Ranjana Khanna is Associate Professor of English and Margaret Taylor Smith Director of Women's Studies at Duke University. She is the author of Dark Continents: Psychoanalysis and Colonialism (2003).

"Brilliantly argued and powerfully written, Algeria Cuts also benefits from a generous thirty images, an enigmatic cover by Zineb Sedira, and fifty pages of meticulous footnotes. It is a beautiful book as well as an urgent one, and a massive contribution to the postcolonial field, as well as to the emerging area of Algerian cultural studies."
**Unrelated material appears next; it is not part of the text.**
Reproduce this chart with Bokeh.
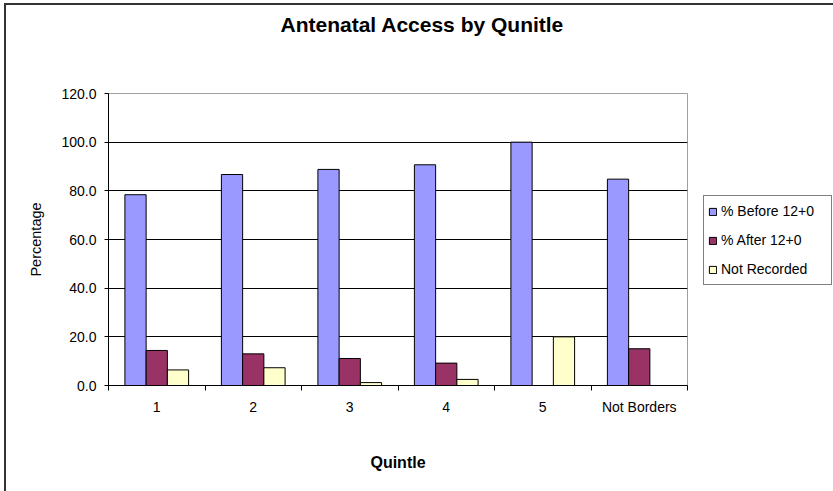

—Guy Austin, Interventions: International Journal of Postcolonial Studies

"Algeria Cuts is a timely and challenging reflection on how women elude and confound direct representation in literature, the arts, politics, law, and justice under conditions deeply inflected by colonialism and its aftermath. Pursuing the implication of this representational disruption for an ethics and a practice of transnational feminism, Khanna meticulously resists disciplinary strictures and the predictable conclusions they yield. Her analyses of mock trials, film, painting, manifestos, prose fiction and installations illuminate the multifarious junctures where gender disturbs representation in Algerian texts and contexts. While the focus here is on Algeria, this important book's insights and novel interdisciplinary method reach well beyond its immediate context."
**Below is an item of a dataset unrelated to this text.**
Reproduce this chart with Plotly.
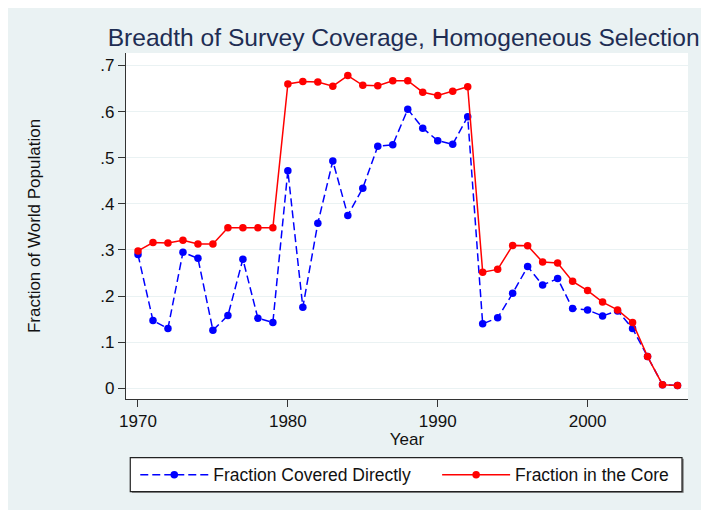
import plotly.graph_objects as go

years = list(range(1970, 2007))
covered_directly = [0.290, 0.147, 0.130, 0.295, 0.282, 0.126, 0.158, 0.280, 0.152, 0.143,
                    0.472, 0.176, 0.358, 0.493, 0.375, 0.434, 0.525, 0.528, 0.605, 0.564,
                    0.537, 0.529, 0.589, 0.140, 0.153, 0.206, 0.264, 0.224, 0.238, 0.173,
                    0.170, 0.157, 0.168, 0.130, 0.069, 0.008, 0.006]
in_core = [0.298, 0.316, 0.315, 0.321, 0.313, 0.313, 0.348, 0.348, 0.348, 0.348,
           0.660, 0.665, 0.664, 0.655, 0.678, 0.657, 0.656, 0.667, 0.667, 0.642,
           0.635, 0.644, 0.654, 0.252, 0.258, 0.310, 0.309, 0.274, 0.272, 0.232,
           0.212, 0.187, 0.170, 0.143, 0.069, 0.008, 0.006]
y_ticks = [0, 0.1, 0.2, 0.3, 0.4, 0.5, 0.6, 0.7]
y_labels = ["0", ".1", ".2", ".3", ".4", ".5", ".6", ".7"]
x_ticks = [1970, 1980, 1990, 2000]

FONT = "Arial, Liberation Sans, sans-serif"
BG = "#EAF2F3"

fig = go.Figure()
fig.add_trace(go.Scatter(
    x=years, y=covered_directly, mode="lines+markers",
    name="Fraction Covered Directly", legend="legend",
    line=dict(color="#0000FF", width=1.5, dash="8px,4px"),
    marker=dict(color="#0000FF", size=7.5),
))
fig.add_trace(go.Scatter(
    x=years, y=in_core, mode="lines+markers",
    name="Fraction in the Core", legend="legend2",
    line=dict(color="#FF0000", width=1.5),
    marker=dict(color="#FF0000", size=7.5),
))

# legend frame
fig.add_shape(type="rect", xref="paper", yref="paper",
              x0=0.0105, x1=0.9923, y0=-0.2708, y1=-0.1727,
              line=dict(width=0), fillcolor="#777777", layer="below")
fig.add_shape(type="rect", xref="paper", yref="paper",
              x0=0.0076, x1=0.9893, y0=-0.2679, y1=-0.1697,
              line=dict(color="#222222", width=1.2), fillcolor="white", layer="below")

legend_common = dict(orientation="h", y=-0.219, yanchor="middle",
                     bgcolor="rgba(0,0,0,0)", borderwidth=0,
                     font=dict(family=FONT, size=17.5, color="#111111"),
                     itemwidth=68)

fig.update_layout(
    width=709, height=510,
    paper_bgcolor=BG, plot_bgcolor="white",
    margin=dict(l=118, r=29, t=45, b=119),
    font=dict(family=FONT, size=17, color="#111111"),
    title=dict(text="Breadth of Survey Coverage, Homogeneous Selection",
               font=dict(family=FONT, size=24.6, color="#1E2D53"),
               xref="paper", x=0.494, xanchor="center",
               yref="container", y=0.943, yanchor="middle"),
    showlegend=True,
    legend=dict(x=0.0165, xanchor="left", **legend_common),
    legend2=dict(x=0.5536, xanchor="left", **legend_common),
    xaxis=dict(range=[1969.2, 2006.7], tickvals=x_ticks, showgrid=False,
               showline=True, linecolor="#333333", linewidth=1.2,
               ticks="outside", ticklen=7, tickcolor="#333333", zeroline=False,
               ticklabelstandoff=-1,
               title=dict(text="Year", standoff=0, font=dict(size=17))),
    yaxis=dict(range=[-0.023, 0.727], tickvals=y_ticks, ticktext=y_labels,
               showgrid=True, gridcolor=BG, gridwidth=1.2,
               showline=True, linecolor="#333333", linewidth=1.2,
               ticks="outside", ticklen=7, tickcolor="#333333", zeroline=False,
               title=dict(text="Fraction of World Population", standoff=55, font=dict(size=17))),
)

fig.write_html("out.html")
—Natalie Melas, Cornell University

"In this multidisciplinary book, Khanna describes the ways in which women have been represented in Algerian history, from the onset of French colonialism in 1830 until today Khanna knows the history, relates it engagingly, and describes human events movingly."

CHOICE

"Khanna evokes an inspiring imagery and provides a solid theoretical discussion for the book's gender perspective."